*Data shown:*
[Begin]
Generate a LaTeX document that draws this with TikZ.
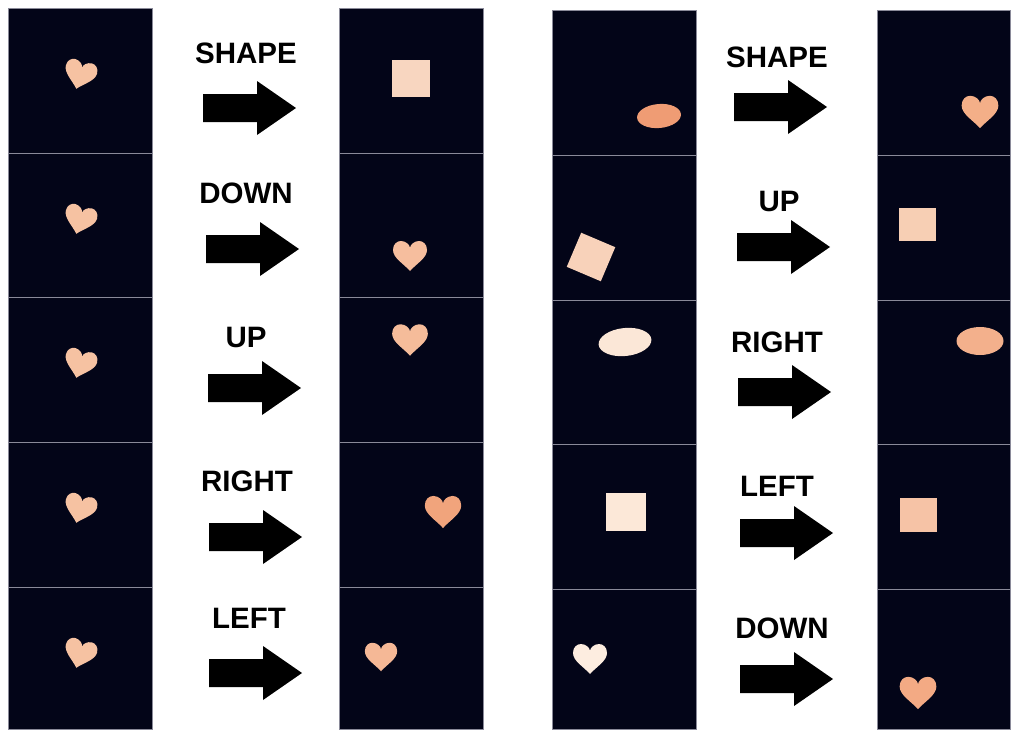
\documentclass[tikz,border=0pt]{standalone}
\usepackage{fontspec}
\setmainfont{Liberation Sans}
\usepackage{tikz}

\definecolor{navy}{HTML}{030518}
\definecolor{edgegray}{HTML}{8A8A99}
\definecolor{peach}{HTML}{F6C2A2}
\definecolor{peachsq}{HTML}{F8D6C0}
\definecolor{peachB}{HTML}{F6BE9E}
\definecolor{peachC}{HTML}{F5BC9A}
\definecolor{coral}{HTML}{F1A47C}
\definecolor{peachD}{HTML}{F5B896}
\definecolor{salmon}{HTML}{EF9C74}
\definecolor{blush}{HTML}{F8D2BA}
\definecolor{cream}{HTML}{FBE7D7}
\definecolor{creamB}{HTML}{FCE8D8}
\definecolor{ivory}{HTML}{FDEDE0}
\definecolor{apricot}{HTML}{F4AF88}
\definecolor{blushB}{HTML}{F7CFB4}
\definecolor{apricotB}{HTML}{F3B08C}
\definecolor{peachE}{HTML}{F6C3A6}
\definecolor{apricotC}{HTML}{F3AA84}

\tikzset{
  tile/.style={fill=navy, draw=edgegray, line width=0.7pt},
  lbl/.style={font=\fontsize{29.5}{30}\selectfont\bfseries, inner sep=0pt},
  heart/.pic={\path[pic actions] (0,15) .. controls (-6,8) and (-17,2) .. (-17,-6)
     .. controls (-17,-12) and (-13,-15) .. (-9,-15) .. controls (-4,-15) and (0,-11) .. (0,-8)
     .. controls (0,-11) and (4,-15) .. (9,-15) .. controls (13,-15) and (17,-12) .. (17,-6)
     .. controls (17,2) and (6,8) .. (0,15) -- cycle;},
  blockarrow/.pic={\fill (0,-14) -- (54,-14) -- (54,-27) -- (93,0) -- (54,27) -- (54,14) -- (0,14) -- cycle;}
}

\begin{document}
\begin{tikzpicture}[x=1pt, y=-1pt]
    \useasboundingbox (0,0) rectangle (1011,729);
    % Image tiles
    \draw[tile] (8,8) rectangle (152,153) (8,153) rectangle (152,297) (8,297) rectangle (152,442)
        (8,442) rectangle (152,587) (8,587) rectangle (152,729);
    \draw[tile] (339,8) rectangle (483,153) (339,153) rectangle (483,297) (339,297) rectangle (483,442)
        (339,442) rectangle (483,587) (339,587) rectangle (483,729);
    \draw[tile] (552,10) rectangle (696,155) (552,155) rectangle (696,300) (552,300) rectangle (696,444)
        (552,444) rectangle (696,589) (552,589) rectangle (696,729);
    \draw[tile] (877,10) rectangle (1010,155) (877,155) rectangle (1010,300) (877,300) rectangle (1010,444)
        (877,444) rectangle (1010,589) (877,589) rectangle (1010,729);
    % Left inputs
    \pic[fill=peach, scale=0.95, rotate=-15] at (80,75) {heart};
    \pic[fill=peach, scale=0.95, rotate=-15] at (80,220) {heart};
    \pic[fill=peach, scale=0.95, rotate=-15] at (80,364) {heart};
    \pic[fill=peach, scale=0.95, rotate=-15] at (80,509) {heart};
    \pic[fill=peach, scale=0.95, rotate=-15] at (80,654) {heart};
    % Left outputs
    \fill[peachsq] (392,60) rectangle (430,97);
    \pic[fill=peachB, scale=1.0] at (410,256) {heart};
    \pic[fill=peachC, scale=1.05] at (410,340) {heart};
    \pic[fill=coral, scale=1.07] at (443,512) {heart};
    \pic[fill=peachD, scale=0.95] at (381,657) {heart};
    % Right inputs
    \fill[salmon, rotate around={5:(659,116)}] (659,116) ellipse (22 and 12);
    \fill[blush, rotate around={-23:(591,257)}] (572.5,238.5) rectangle (609.5,275.5);
    \fill[cream, rotate around={6:(625,342)}] (625,342) ellipse (26.5 and 14);
    \fill[creamB] (606,493) rectangle (646,531);
    \pic[fill=ivory, scale=1.0] at (590,659) {heart};
    % Right outputs
    \pic[fill=apricot, scale=1.08] at (980,112) {heart};
    \fill[blushB] (899,208) rectangle (936,241);
    \fill[apricotB] (980,341) ellipse (23.5 and 14);
    \fill[peachE] (900,498) rectangle (937,532);
    \pic[fill=apricotC, scale=1.08] at (918,693) {heart};
    % Labels
    \node[lbl] (l1) at (246,53) {SHAPE};
    \node[lbl] (l2) at (246,193) {DOWN};
    \node[lbl] (l3) at (246,337) {UP};
    \node[lbl] (l4) at (247,481) {RIGHT};
    \node[lbl] (l5) at (249,618) {LEFT};
    \node[lbl] (r1) at (777,57) {SHAPE};
    \node[lbl] (r2) at (779,201) {UP};
    \node[lbl] (r3) at (777,342) {RIGHT};
    \node[lbl] (r4) at (777,486) {LEFT};
    \node[lbl] (r5) at (782,628) {DOWN};
    % Arrows
    \pic at (203,108) {blockarrow};
    \pic at (206,249) {blockarrow};
    \pic at (208,388) {blockarrow};
    \pic at (209,537) {blockarrow};
    \pic at (209,673) {blockarrow};
    \pic at (734,107) {blockarrow};
    \pic at (737,247) {blockarrow};
    \pic at (738,392) {blockarrow};
    \pic at (740,533) {blockarrow};
    \pic at (740,679) {blockarrow};
\end{tikzpicture}
\end{document}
[End]
*Given exercise:*
Reproduce the material in its entirety and word for word, without the pictures.

*Result of the exercise:*
Generate a LaTeX document that draws this with TikZ.
\documentclass[tikz,border=0pt]{standalone}
\usepackage{fontspec}
\setmainfont{Liberation Sans}
\usepackage{tikz}

\definecolor{navy}{HTML}{030518}
\definecolor{edgegray}{HTML}{8A8A99}
\definecolor{peach}{HTML}{F6C2A2}
\definecolor{peachsq}{HTML}{F8D6C0}
\definecolor{peachB}{HTML}{F6BE9E}
\definecolor{peachC}{HTML}{F5BC9A}
\definecolor{coral}{HTML}{F1A47C}
\definecolor{peachD}{HTML}{F5B896}
\definecolor{salmon}{HTML}{EF9C74}
\definecolor{blush}{HTML}{F8D2BA}
\definecolor{cream}{HTML}{FBE7D7}
\definecolor{creamB}{HTML}{FCE8D8}
\definecolor{ivory}{HTML}{FDEDE0}
\definecolor{apricot}{HTML}{F4AF88}
\definecolor{blushB}{HTML}{F7CFB4}
\definecolor{apricotB}{HTML}{F3B08C}
\definecolor{peachE}{HTML}{F6C3A6}
\definecolor{apricotC}{HTML}{F3AA84}

\tikzset{
  tile/.style={fill=navy, draw=edgegray, line width=0.7pt},
  lbl/.style={font=\fontsize{29.5}{30}\selectfont\bfseries, inner sep=0pt},
  heart/.pic={\path[pic actions] (0,15) .. controls (-6,8) and (-17,2) .. (-17,-6)
     .. controls (-17,-12) and (-13,-15) .. (-9,-15) .. controls (-4,-15) and (0,-11) .. (0,-8)
     .. controls (0,-11) and (4,-15) .. (9,-15) .. controls (13,-15) and (17,-12) .. (17,-6)
     .. controls (17,2) and (6,8) .. (0,15) -- cycle;},
  blockarrow/.pic={\fill (0,-14) -- (54,-14) -- (54,-27) -- (93,0) -- (54,27) -- (54,14) -- (0,14) -- cycle;}
}

\begin{document}
\begin{tikzpicture}[x=1pt, y=-1pt]
    \useasboundingbox (0,0) rectangle (1011,729);
    % Image tiles
    \draw[tile] (8,8) rectangle (152,153) (8,153) rectangle (152,297) (8,297) rectangle (152,442)
        (8,442) rectangle (152,587) (8,587) rectangle (152,729);
    \draw[tile] (339,8) rectangle (483,153) (339,153) rectangle (483,297) (339,297) rectangle (483,442)
        (339,442) rectangle (483,587) (339,587) rectangle (483,729);
    \draw[tile] (552,10) rectangle (696,155) (552,155) rectangle (696,300) (552,300) rectangle (696,444)
        (552,444) rectangle (696,589) (552,589) rectangle (696,729);
    \draw[tile] (877,10) rectangle (1010,155) (877,155) rectangle (1010,300) (877,300) rectangle (1010,444)
        (877,444) rectangle (1010,589) (877,589) rectangle (1010,729);
    % Left inputs
    \pic[fill=peach, scale=0.95, rotate=-15] at (80,75) {heart};
    \pic[fill=peach, scale=0.95, rotate=-15] at (80,220) {heart};
    \pic[fill=peach, scale=0.95, rotate=-15] at (80,364) {heart};
    \pic[fill=peach, scale=0.95, rotate=-15] at (80,509) {heart};
    \pic[fill=peach, scale=0.95, rotate=-15] at (80,654) {heart};
    % Left outputs
    \fill[peachsq] (392,60) rectangle (430,97);
    \pic[fill=peachB, scale=1.0] at (410,256) {heart};
    \pic[fill=peachC, scale=1.05] at (410,340) {heart};
    \pic[fill=coral, scale=1.07] at (443,512) {heart};
    \pic[fill=peachD, scale=0.95] at (381,657) {heart};
    % Right inputs
    \fill[salmon, rotate around={5:(659,116)}] (659,116) ellipse (22 and 12);
    \fill[blush, rotate around={-23:(591,257)}] (572.5,238.5) rectangle (609.5,275.5);
    \fill[cream, rotate around={6:(625,342)}] (625,342) ellipse (26.5 and 14);
    \fill[creamB] (606,493) rectangle (646,531);
    \pic[fill=ivory, scale=1.0] at (590,659) {heart};
    % Right outputs
    \pic[fill=apricot, scale=1.08] at (980,112) {heart};
    \fill[blushB] (899,208) rectangle (936,241);
    \fill[apricotB] (980,341) ellipse (23.5 and 14);
    \fill[peachE] (900,498) rectangle (937,532);
    \pic[fill=apricotC, scale=1.08] at (918,693) {heart};
    % Labels
    \node[lbl] (l1) at (246,53) {SHAPE};
    \node[lbl] (l2) at (246,193) {DOWN};
    \node[lbl] (l3) at (246,337) {UP};
    \node[lbl] (l4) at (247,481) {RIGHT};
    \node[lbl] (l5) at (249,618) {LEFT};
    \node[lbl] (r1) at (777,57) {SHAPE};
    \node[lbl] (r2) at (779,201) {UP};
    \node[lbl] (r3) at (777,342) {RIGHT};
    \node[lbl] (r4) at (777,486) {LEFT};
    \node[lbl] (r5) at (782,628) {DOWN};
    % Arrows
    \pic at (203,108) {blockarrow};
    \pic at (206,249) {blockarrow};
    \pic at (208,388) {blockarrow};
    \pic at (209,537) {blockarrow};
    \pic at (209,673) {blockarrow};
    \pic at (734,107) {blockarrow};
    \pic at (737,247) {blockarrow};
    \pic at (738,392) {blockarrow};
    \pic at (740,533) {blockarrow};
    \pic at (740,679) {blockarrow};
\end{tikzpicture}
\end{document}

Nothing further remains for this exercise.